Can want to define a category $\mathcal{D}$ as follows:
the objets are quadrupels $(G,H,X,r)$, where
1) G is a preordered abelian group with order unit,
2) H is an abelian group,
3) X is a compact Hausdorff space
4) $r:X\to S(G)$ is a continuous map ( $S(G)$ is a compact Hausdorff space)
With morphisms $(f,g,h):(G,H,X,r)\to (G',H',X',r')$, where
1) $f:G\to G'$ is a morphism of preordered groups preserving the order unit
2)$g:H\to H'$ is a group homomorphism
3)$h:X'\to X$ is a continuous map which is compatible with $r$ in the following way, that the following diagram commutes:
$$\require{AMScd}\begin{CD} X' @>h>> X \\ @VV r' V @VV r V \\ S(G')@>S(f)>> S(G) \\ \end{CD}$$ where $S(f)(\chi)=\chi\circ f$.
The composition of morphisms is the canonical one. I checked if this satisfies the definition of a category and I don't see any problems. But I'm not sure of I overlook something: is there everything ok or is there something wrong with this definition? I'm asking because I'm not sure if I have to add $S(G)$ and $S(\alpha)$ somehow to the data..
And my main question is (if everything is correct): Is this catgeory isomorphic to a certain product of categories of well-known ones, for example something similar to (category of preordered abelian groups with order unit)$\times$(compact hausdorff space)$^{op}$? (It can't be isomorphic to (category of preordered groups with order unit)$\times$(compact hausdorff space)$^{op}$, since we have this pariring map $r$ as well)

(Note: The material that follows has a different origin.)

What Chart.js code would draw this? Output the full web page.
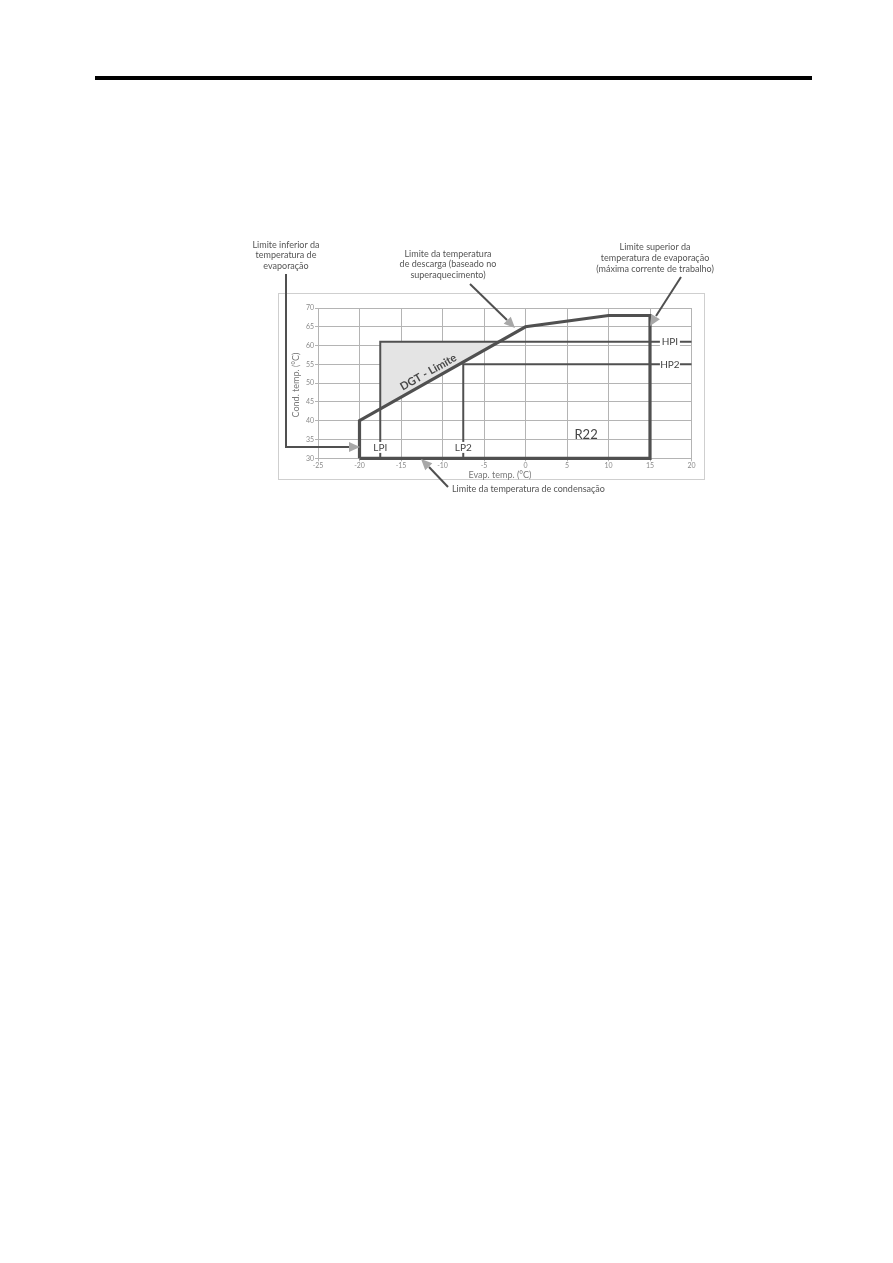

I don't know how to express this as a product of categories, but your construction looks a lot like a comma category (so it is actually a fibered product of categories!). In fact, it is (up to the order of your terms) the category $\mathbf{Ab}\times (Id_{\mathbf{CHaus}^{op}}\downarrow S)$, where $\mathbf{Ab}$ denotes the category of abelian groups, $\mathbf{CHaus}$ denotes the category of compact Hausdorff spaces, and $S=Hom(\_ ,(\Bbb R,\Bbb R^+,1))^{op}:\mathbf{PrAb}\to \mathbf{CHaus}^{op}$ is (the dual of) the contravariant functor represented by $(\Bbb R,\Bbb R^+,1)$.